Under the Colorado Constitution, the state Supreme Court must make a decision by Nov. 15. If it does not approve the map, the Colorado Independent Legislative Redistricting Commission will have 12 days to create a new plan.

According to The Colorado Sun, the new senate District 6 will be among the most competitive in the state. Democrats would have just a 0.5 percentage point advantage based on number of active registered voters.

Meet Sen. Simpson

Simpson was born in Alamosa and studied at Colorado School of Mines. He is a fourth generation farmer and rancher, though he spent much of his professional career working in surface coal mining in Texas and Australia.

If the Colorado Independent Legislative Redistricting Committee’s new state Senate map is approved by the Colorado Supreme Court, Cleave Simpson of Alamosa will replace Don Coram as the state senator for District 6.

Since 2016, Simpson has been the general manager for the Rio Grande Water Conservation District, which covers the San Luis Valley. He has also served on the Rio Grande Basin Roundtable and represented the roundtable at the Colorado Water Conservation Board’s Interbasin Compact Committee.

“That exposed me to some statewide water issues over the years,” Simpson said.

Water and agriculture are a focal point for Simpson.

In a September 2020 video on his campaign Facebook page, Simpson said, “I have grave concerns about the Front Range siphoning valuable resources away from rural and southern Colorado. As your state senator, I will protect these resources and fight against the one-size fits all approach.

“A lot of what motivated me (to run) was how this state deals with water over the next decade or so. It just has the potential to fundamentally change Colorado,” Simpson said.

When asked how he plans to balance water for agriculture and ongoing growth in Durango, Simpson said he would defer to the Southwest Basin Roundtable, which brings stakeholders together to work through the water needs of the region.

“Municipalities want to grow, too, but grow smart and grow in cooperation with the ag communities that support them,” he said. “Add in the environmental and the recreational components of those discussions, as well, and I think that’s the unique opportunity that the roundtable provides.”

Simpson also pointed to education as one of his legislative priorities.

He was a member of the board of trustees for Adams State University in Alamosa, acting as chairman of the board for a few years.

“Higher ed is one of the things that I certainly value, and I know what these rural institutions mean for our rural economies,” Simpson said.

“It’d be really a privilege and an honor to represent (Fort Lewis College) at the Capitol,” Simpson said.

For the 2021-22 legislative session, Simpson was assigned to the State, Veterans & Military Affairs and Health & Human Services committees. Simpson said that his experience on the Health & Human Services Committee has made public health another one of his priorities.
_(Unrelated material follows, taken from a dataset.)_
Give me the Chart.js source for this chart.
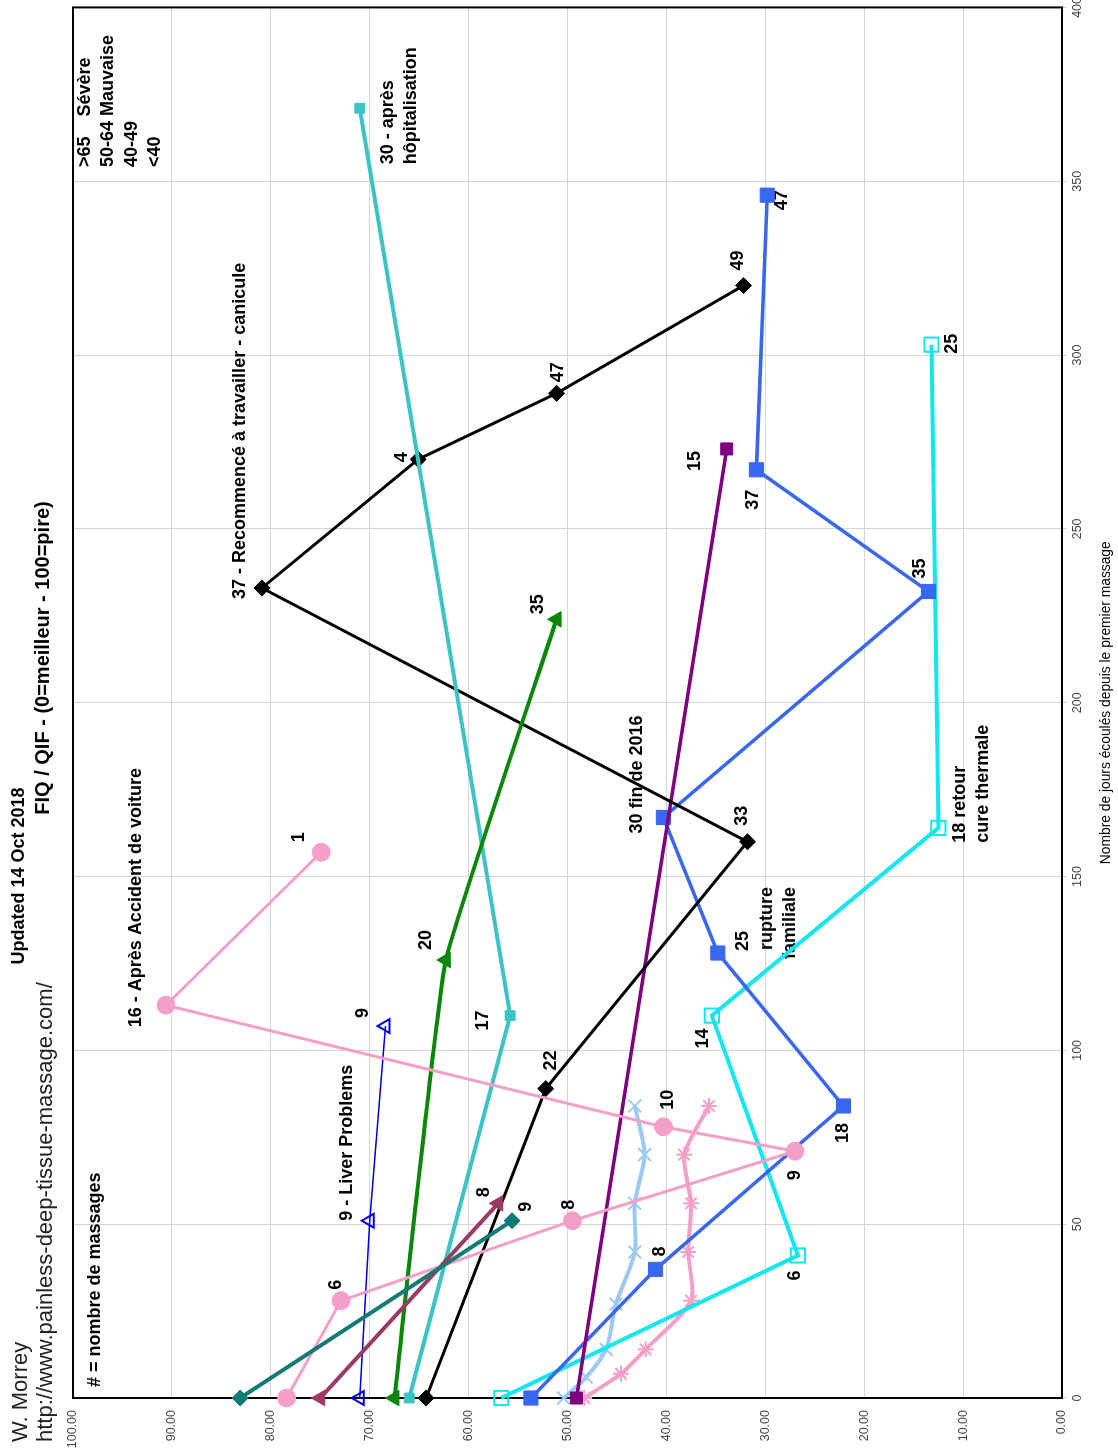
<!DOCTYPE html>
<html>
<head>
<meta charset="utf-8">
<script src="https://cdn.jsdelivr.net/npm/chart.js@4.4.1/dist/chart.umd.min.js"></script>
<style>
  html, body { margin: 0; padding: 0; background: #fff; overflow: hidden; }
  body { width: 1118px; height: 1450px; position: relative; }
  /* the original sheet is landscape and was turned a quarter turn */
  #wrap { position: absolute; left: 0; top: 0; width: 1456px; height: 1118px;
          transform-origin: 0 0; transform: translateY(1450px) rotate(-90deg); }
</style>
</head>
<body>
<div id="wrap"><canvas id="chart" width="1456" height="1118"></canvas></div>
<script>
// days since first massage -> FIQ score, one set of arrays per client
const tealDays = [0, 51];
const tealFiq = [83.1, 55.6];
const tealLabels = ['', '9'];

const pinkDays = [0, 28, 51, 71, 78, 113, 157];
const pinkFiq = [78.4, 72.9, 49.5, 27.0, 40.3, 90.6, 74.9];
const pinkLabels = ['', '6', '8', '9', '10', '16 - Après Accident de voiture', '1'];

const maroonDays = [0, 56];
const maroonFiq = [75.0, 57.0];
const maroonLabels = ['', '8'];

const liverDays = [0, 51, 107];
const liverFiq = [71.0, 70.0, 68.4];
const liverLabels = ['', '9 - Liver Problems', '9'];

const greenDays = [0, 126, 224];
const greenFiq = [67.5, 62.3, 51.1];
const greenLabels = ['', '20', '35'];

const turqDays = [0, 110, 371];
const turqFiq = [66.0, 55.8, 71.0];
const turqLabels = ['', '17', '30 - après\nhôpitalisation'];

const blackDays = [0, 89, 160, 233, 270, 289, 320];
const blackFiq = [64.3, 52.2, 31.8, 80.9, 65.1, 51.1, 32.2];
const blackLabels = ['', '22', '33', '37 - Recommencé à travailler - canicule', '4', '47', '49'];

const purpleDays = [0, 273];
const purpleFiq = [49.1, 33.9];
const purpleLabels = ['', '15'];

const blueDays = [0, 37, 84, 128, 167, 232, 267, 346];
const blueFiq = [53.7, 41.1, 22.1, 34.8, 40.3, 13.5, 30.9, 29.8];
const blueLabels = ['', '8', '18', '25', '30 fin de 2016', '35', '37', '47'];
const blueNotes = ['', '', '', 'rupture\nfamiliale', '', '', '', ''];

const cyanDays = [0, 41, 110, 164, 303];
const cyanFiq = [56.7, 26.7, 35.4, 12.5, 13.2];
const cyanLabels = ['', '6', '14', '18 retour\ncure thermale', '25'];

const skyDays = [0, 6, 14, 27, 42, 56, 70, 84];
const skyFiq = [50.4, 48.1, 46.1, 45.1, 43.2, 43.2, 42.2, 43.2];

const roseDays = [0, 7, 14, 28, 42, 56, 70, 84];
const roseFiq = [48.3, 44.6, 42.1, 37.5, 37.8, 37.5, 38.2, 35.7];

const dayTicks = [0, 50, 100, 150, 200, 250, 300, 350, 400];
const fiqTicks = [0, 10, 20, 30, 40, 50, 60, 70, 80, 90, 100];
const severity = ['>65    Sévère', '50-64 Mauvaise', '40-49', '<40'];

// where each point label sits relative to its point: [dx, dy, align]
const labelPos = {
  teal:   [null, [14, 14]],
  pink:   [null, [16, -5], [16, -3], [-24, 0], [27, 5], [-22, -30, 'left'], [15, -22]],
  maroon: [null, [11, -14]],
  liver:  [null, [0, -23, 'left'], [13, -22]],
  green:  [null, [20, -20], [15, -19]],
  turq:   [null, [-5, -27], [-56, 28, 'left']],
  black:  [null, [28, 5], [26, -5], [-11, -22, 'left'], [2, -16], [21, 1], [25, -6]],
  purple: [null, [-12, -32]],
  blue:   [null, [18, 5], [-27, 0], [12, 25], [-16, -26, 'left'], [23, -8], [-30, -3], [-5, 15]],
  cyan:   [null, [-20, -3], [-23, -9], [-15, 22, 'left'], [1, 21]]
};
const blueNotePos = [null, null, null, [66, 49, 'right']];

const sans = "'Liberation Sans', Arial, sans-serif";

function pts(days, fiq) {
  return days.map((d, i) => ({x: d, y: fiq[i]}));
}

function series(days, fiq, color, style, extra) {
  return Object.assign({
    data: pts(days, fiq),
    showLine: true,
    borderColor: color,
    backgroundColor: color,
    pointBackgroundColor: color,
    pointBorderColor: color,
    pointStyle: style,
    borderWidth: 3.5,
    pointRadius: 8,
    pointBorderWidth: 1,
    tension: 0,
    clip: false
  }, extra);
}

const annotate = {
  id: 'annotate',
  beforeDatasetsDraw(chart) {
    const {ctx, chartArea: a, scales: {x, y}} = chart;
    ctx.save();
    ctx.strokeStyle = '#000';
    ctx.lineWidth = 2;
    ctx.strokeRect(a.left, a.top, a.right - a.left, a.bottom - a.top);

    ctx.fillStyle = '#000';
    ctx.font = 'bold 18px ' + sans;
    ctx.textBaseline = 'middle';
    chart.data.datasets.forEach(ds => {
      [[ds.pointLabels, ds.labelPos], [ds.notes, ds.notePos]].forEach(([texts, pos]) => {
        if (!texts || !pos) return;
        texts.forEach((t, i) => {
          if (!t || !pos[i]) return;
          const [dx, dy, align] = pos[i];
          const px = x.getPixelForValue(ds.data[i].x) + dx;
          const py = y.getPixelForValue(ds.data[i].y) + dy;
          ctx.textAlign = align || 'center';
          t.split('\n').forEach((line, k) => ctx.fillText(line, px, py + k * 23));
        });
      });
    });

    ctx.textAlign = 'left';
    ctx.fillText('# = nombre de massages', 63, 95);
    severity.forEach((s, i) => ctx.fillText(s, 1283, 85 + i * 23.3));
    ctx.restore();
  },
  afterDraw(chart) {
    const ctx = chart.ctx;
    ctx.save();
    ctx.textBaseline = 'middle';
    ctx.fillStyle = '#222';
    ctx.textAlign = 'left';
    ctx.font = '22px ' + sans;
    ctx.fillText('W. Morrey', 8, 21);
    ctx.fillText('http://www.painless-deep-tissue-massage.com/', 8, 46);
    ctx.fillStyle = '#000';
    ctx.textAlign = 'center';
    ctx.font = 'bold 18px ' + sans;
    ctx.fillText('Updated 14 Oct 2018', 574, 19);
    ctx.font = 'bold 20px ' + sans;
    ctx.fillText('FIQ / QIF - (0=meilleur - 100=pire)', 792, 43);
    ctx.restore();
  }
};

const datasets = [
  Object.assign(series(tealDays, tealFiq, '#137b76', 'rectRot', {borderWidth: 4}),
    {pointLabels: tealLabels, labelPos: labelPos.teal}),
  Object.assign(series(pinkDays, pinkFiq, '#f49fc7', 'circle', {pointRadius: 9, borderWidth: 3}),
    {pointLabels: pinkLabels, labelPos: labelPos.pink}),
  Object.assign(series(maroonDays, maroonFiq, '#9c3a66', 'triangle', {borderWidth: 4, pointRadius: 9}),
    {pointLabels: maroonLabels, labelPos: labelPos.maroon}),
  Object.assign(series(liverDays, liverFiq, '#0000dd', 'triangle',
    {borderWidth: 1.5, pointBackgroundColor: 'rgba(0,0,0,0)', pointBorderWidth: 2, pointRadius: 8}),
    {pointLabels: liverLabels, labelPos: labelPos.liver}),
  Object.assign(series(greenDays, greenFiq, '#0a870a', 'triangle', {borderWidth: 4, pointRadius: 9, tension: 0.1}),
    {pointLabels: greenLabels, labelPos: labelPos.green}),
  Object.assign(series(turqDays, turqFiq, '#3cc3c3', 'rect', {borderWidth: 4, pointRadius: 7}),
    {pointLabels: turqLabels, labelPos: labelPos.turq}),
  Object.assign(series(blackDays, blackFiq, '#000000', 'rectRot', {borderWidth: 3}),
    {pointLabels: blackLabels, labelPos: labelPos.black}),
  Object.assign(series(purpleDays, purpleFiq, '#7f007f', 'rect', {pointRadius: 8.5}),
    {pointLabels: purpleLabels, labelPos: labelPos.purple}),
  Object.assign(series(blueDays, blueFiq, '#3967f0', 'rect', {pointRadius: 10}),
    {pointLabels: blueLabels, labelPos: labelPos.blue, notes: blueNotes, notePos: blueNotePos}),
  Object.assign(series(cyanDays, cyanFiq, '#12e6ef', 'rect',
    {borderWidth: 4, pointRadius: 10, pointBackgroundColor: 'rgba(0,0,0,0)', pointBorderWidth: 2}),
    {pointLabels: cyanLabels, labelPos: labelPos.cyan}),
  series(skyDays, skyFiq, '#9cc8f4', 'crossRot', {borderWidth: 4, pointRadius: 9, pointBorderWidth: 2, tension: 0.25}),
  series(roseDays, roseFiq, '#f49fc7', 'star', {borderWidth: 4, pointRadius: 8, pointBorderWidth: 2, tension: 0.25})
];

new Chart(document.getElementById('chart'), {
  type: 'scatter',
  data: {datasets: datasets},
  plugins: [annotate],
  options: {
    responsive: false,
    animation: false,
    events: [],
    layout: {padding: {top: 73, left: 2, right: 0, bottom: 0}},
    plugins: {legend: {display: false}, tooltip: {enabled: false}},
    scales: {
      x: {
        type: 'linear',
        min: 0,
        max: 400,
        afterBuildTicks: s => { s.ticks = dayTicks.map(v => ({value: v})); },
        afterFit: s => { s.height = 56; },
        grid: {color: '#d6d6d6', tickLength: 5},
        border: {display: false},
        ticks: {font: {family: sans, size: 12.5}, color: '#444', padding: 3, maxRotation: 0},
        title: {
          display: true,
          text: 'Nombre de jours écoulés depuis le premier massage',
          font: {family: sans, size: 13.8},
          color: '#000',
          padding: {top: 2, bottom: 4}
        }
      },
      y: {
        type: 'linear',
        min: 0,
        max: 100,
        afterBuildTicks: s => { s.ticks = fiqTicks.map(v => ({value: v})); },
        afterFit: s => { s.width = 50; },
        grid: {color: '#d6d6d6', drawTicks: false},
        border: {display: false},
        ticks: {font: {family: sans, size: 12.5}, color: '#444', padding: 12,
                callback: v => Number(v).toFixed(2)}
      }
    }
  }
});
</script>
</body>
</html>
“I have really tried to invest time and resources and effort into understanding health issues across rural Colorado,” Simpson said. “The counties I represent now are disproportionately affected by behavioral health issues, suicide, death by overdose and impacts from opioids. All that stuff is disproportionately higher in rural Colorado, in the San Luis Valley and down the Arkansas Valley.”

Simpson said the new District 6 would share many similarities with his current district.

However, Simpson did note that he lacks experience working with Indigenous communities. Simpson said he hopes to engage with Native American communities in Southwest Colorado to learn about the challenges they face.

He said he wants to wait for the new state Senate map to be approved before he begins to meet with communities in the region. The challenge, he said, will be to represent his current district while making inroads with District 6 next year.

“I think I’ve built a reputation in the first session of being pretty open-minded,” Simpson said. “I’m a lifelong Republican, I'm conservative, but I think we all want the same thing in the end. We probably all have a little bit different path of how we get there to build solid communities and safe communities where people are happy and can thrive and prosper.”

Simpson said he hasn’t been to Durango since before the coronavirus pandemic. But his favorite memory was a float trip he took with his family on the Animas River.